What is interesting about Chinese painting is the philosophically outlook they bring to painting. They seem more interested in how the universe is put together. That painting is an expression of the universe, just like everything in the universe is and expression of the universe, it does not have mimic it but it does have to structure itself like it.
Thank you, Tom...
You did a beautiful job of explaining those concepts. Now I better understand why I love Chinese landscape painting and the whole sweep of Turner's work. And why I have to work out the foreground and the framing masses of a landscape in order to pull off the ethereal distances.
James,
I was taught that when you squint your darkest lights can not be any darker than the lightest areas in your darks. So is the shape welding the same concept?
Enzie,
That's good advice about separating the lights and darks, and it applies both to the larger composition shapes and to the modeling of form, where the lightest shadow values are usually darker than the darkest light values.
Shape welding (or "massing" as Kev reminded us it was once called) refers to the linking of 2D shapes of similar value into larger mega-shapes within the composition.
Hello, there – regular reader of this blog.

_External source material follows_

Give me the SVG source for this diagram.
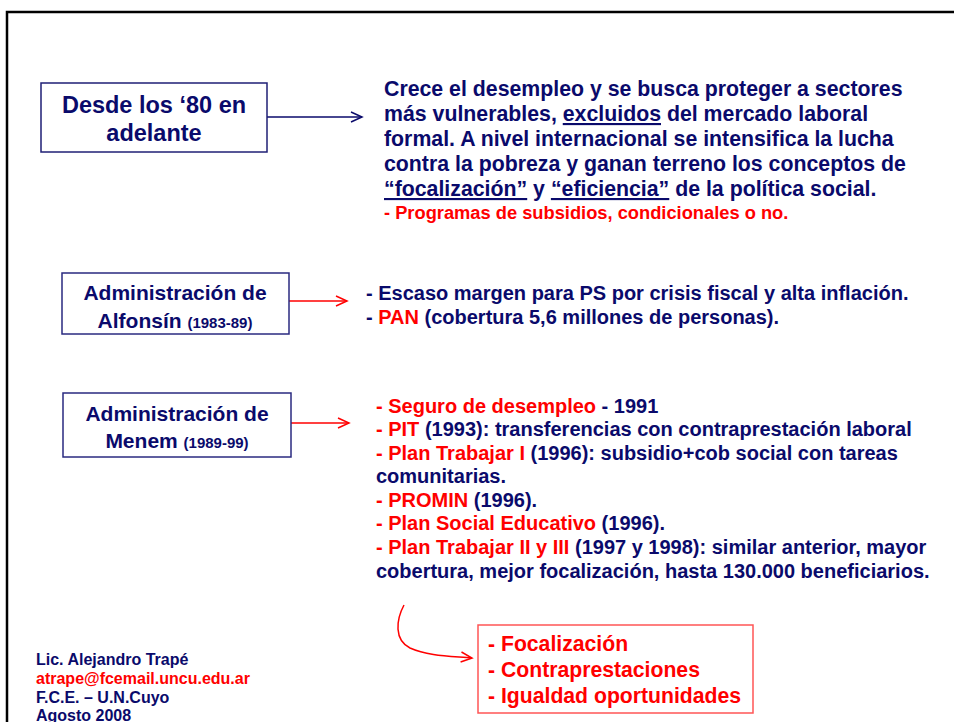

Very inspiring, to say the least.
I went to see this exhibition today. Apart from the painting itself, some preliminary sketches are also exhibited. One of them is a study of the covered table, without any figures or food or anything. In this sketch, the front plane of the cloth is not lit – the only highlights are some yellow-white spots in the background. What is interesting is that it appears much more life-like that way than the final painting – makes me wonder why Krøyer changed it.
Interesting to read your take on Hip Hip Hurra. This painting has come to mean a great deal to me since I am related to 6 of the people in the composition.
The person who was with hat in the earlier study and without in the final is actually Peder Krøyer himself.
The lady in white in the right foreground is another famous Danish painter from Skagen, Anna Ancher. Her daughter Helga is by her side and Helga was also a painter, At the far end of the table you can see Michael Ancher, Anna's painter husband.
Although all the people in the painting were known to one another, the pictured event is a composite of people who were in a photograph Krøyer took at an outdoor lunch supplemented by other painters who were not present for the original meal.
Thank you, C. Gertz and Torup for those fascinating insights into the painting. It gives it so much more meaning to me now.